Blue Horizon’s reading list is a curated collection of articles for SaaS founders and management teams. We are entrepreneurs and operators who have lived through the process of founding and scaling software companies. Here are the articles and resources we found useful this month.

Zoom and Shopify Are The Latest SaaS Leaders to Raise Prices. They’re Not Alone.
by Jason Lemkin

If growth has slowed, like Zoom and Shopify, it almost automatically gives you a huge boost the next 12-18 months. And if growth is strong, like HubSpot and Atlassian — it helps ensure it stays that way in more challenging times…Raising prices isn’t always the easiest or best way to grow your NRR and your deal size. Oftentimes, adding an enterprise edition, or another product, or a critical feature you can charge for ends up adding more actual and perceived value. That customers are happy to pay for. No one is happy to pay a price increase, however. At best, they tolerate it.

Become Efficient or Die

While the growth-at-all-costs mindset is dead, growth is still really important if a company plans to fundraise again. Investors just now want strong growth AND efficiency. If a company isn’t ”default investable” based on its metrics then they need to do one of the following:
▪️ Extend cash runway long enough to get to “default investable”.
▪️ Move quickly to becoming “default alive” before running out of cash.

The Key to Making Market Research Actionable
by Dave Kellogg

First, create what I call the hypothesis file. This is a file where you write down, over the course of the year, every time you hear an assertion or a hypothesis that you’d love to validate…Second, to ensure high relevance, try to identify the core strategic questions you’re facing, whether they appear in the hypothesis file or not…To ensure you’re asking action-oriented questions, as you build the study, question-by-question you need to ask yourself, “what would I do differently based on the answer?”

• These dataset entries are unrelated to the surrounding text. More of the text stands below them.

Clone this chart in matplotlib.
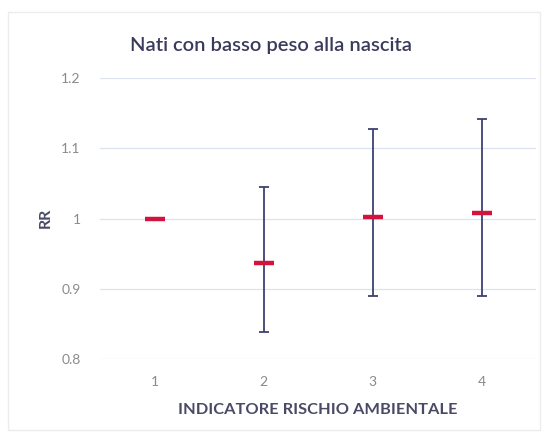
import matplotlib
matplotlib.use("Agg")
import matplotlib.pyplot as plt
from matplotlib.patches import Rectangle

categories = [1, 2, 3, 4]
rr = [1.0, 0.937, 1.002, 1.0075]
upper = [None, 1.045, 1.128, 1.141]
lower = [None, 0.839, 0.889, 0.889]
yticks = [0.8, 0.9, 1.0, 1.1, 1.2]
yticklabels = ["0.8", "0.9", "1", "1.1", "1.2"]

plt.rcParams['font.family'] = ['Lato', 'DejaVu Sans']

fig = plt.figure(figsize=(5.43, 4.38), dpi=100)
fig.patches.append(Rectangle((8/543, 8/438), 532/543, 418/438, transform=fig.transFigure,
                             fill=False, edgecolor='#ececec', lw=1))
ax = fig.add_axes([100/543, (438-359)/438, 436/543, (359-78)/438])

navy = '#3c4270'
for x, v, u, l in zip(categories, rr, upper, lower):
    if u is not None:
        ax.errorbar([x], [v], yerr=[[v - l], [u - v]], fmt='none', ecolor=navy,
                    elinewidth=1.3, capsize=3.3, capthick=1.3, zorder=2)
ax.scatter(categories, rr, marker='_', s=210, linewidths=3.2, color='#d3123e', zorder=3)

ax.set_xlim(0.5, 4.5)
ax.set_ylim(0.8, 1.2)
ax.set_yticks(yticks)
ax.set_yticklabels(yticklabels)
ax.set_xticks(categories)
ax.grid(axis='y', color='#dde3ee', lw=0.9)
ax.set_axisbelow(True)
for s in ax.spines.values():
    s.set_visible(False)
ax.tick_params(length=0, colors='#8a8a8a', labelsize=10, pad=14)
ax.tick_params(axis='x', pad=12)

fig.text(0.5, 1 - 45/438, 'Nati con basso peso alla nascita', ha='center', va='center',
         fontsize=14.5, fontweight='semibold', color='#3a3a5c')
fig.text(46/543, 1 - 218/438, 'RR', rotation=90, ha='center', va='center',
         fontsize=11.5, fontweight='bold', color='#4a4a66')
fig.text(318/543, 1 - 410/438, 'INDICATORE RISCHIO AMBIENTALE', ha='center', va='center',
         fontsize=11.8, fontweight='bold', color='#4a4a66')

fig.savefig('out.png', dpi=100, facecolor='white')
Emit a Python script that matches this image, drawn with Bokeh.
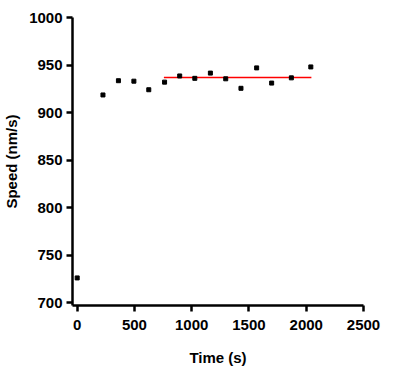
from bokeh.plotting import figure
from bokeh.models import Range1d, FixedTicker
from bokeh.embed import file_html
from bokeh.resources import INLINE

# Data
time_s = [0, 225, 360, 495, 625, 763, 895, 1027, 1163, 1297, 1430, 1567, 1698, 1870, 2040]
speed = [726, 918.5, 933.5, 933, 924, 932, 938.5, 936, 941.5, 935.5, 925.5, 947, 931, 936.5, 948]
fit_x = [757, 2045]
fit_mean = 937.0

x_ticks = [0, 500, 1000, 1500, 2000, 2500]
y_ticks = [700, 750, 800, 850, 900, 950, 1000]

FONT = "Liberation Sans"

p = figure(width=400, height=368, output_backend="svg", toolbar_location=None,
           x_range=Range1d(-41, 2500), y_range=Range1d(697, 1000),
           min_border_left=72, min_border_right=37, min_border_top=17, min_border_bottom=63)
p.outline_line_color = None
p.xgrid.visible = False
p.ygrid.visible = False
p.background_fill_color = "white"
p.border_fill_color = "white"

p.line(x=fit_x, y=[fit_mean, fit_mean], line_color="#ff0000", line_width=1.5)
p.scatter(x=time_s, y=speed, marker="square", size=4, color="black")

for ax in (p.xaxis[0], p.yaxis[0]):
    ax.axis_line_width = 2.5
    ax.axis_line_color = "black"
    ax.major_tick_line_width = 2.5
    ax.major_tick_line_color = "black"
    ax.major_tick_out = 6
    ax.major_tick_in = 0
    ax.minor_tick_line_color = None
    ax.major_label_text_font = FONT
    ax.major_label_text_font_style = "bold"
    ax.major_label_text_font_size = "15px"
    ax.major_label_text_color = "black"
    ax.axis_label_text_font = FONT
    ax.axis_label_text_font_style = "bold"
    ax.axis_label_text_font_size = "15px"
    ax.axis_label_text_color = "black"

p.xaxis[0].ticker = FixedTicker(ticks=x_ticks)
p.yaxis[0].ticker = FixedTicker(ticks=y_ticks)
p.xaxis[0].axis_label = "Time (s)"
p.yaxis[0].axis_label = "Speed (nm/s)"
p.xaxis[0].major_label_standoff = 8
p.yaxis[0].major_label_standoff = 4
p.xaxis[0].axis_label_standoff = 16
p.yaxis[0].axis_label_standoff = 6

open("out.html", "w").write(file_html(p, INLINE))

Which Customer Segments are Healthiest During the Downturn?
by Tomasz Tunguz

Do public software companies with largely enterprise customer bases benefit from superior growth to their peers with mid-market or SMB focuses?
▪️ The data so far suggests the economic slowdown has struck across the industry similarly. Variations will surely emerge between competitors as a result of differences in product, execution, or strategy.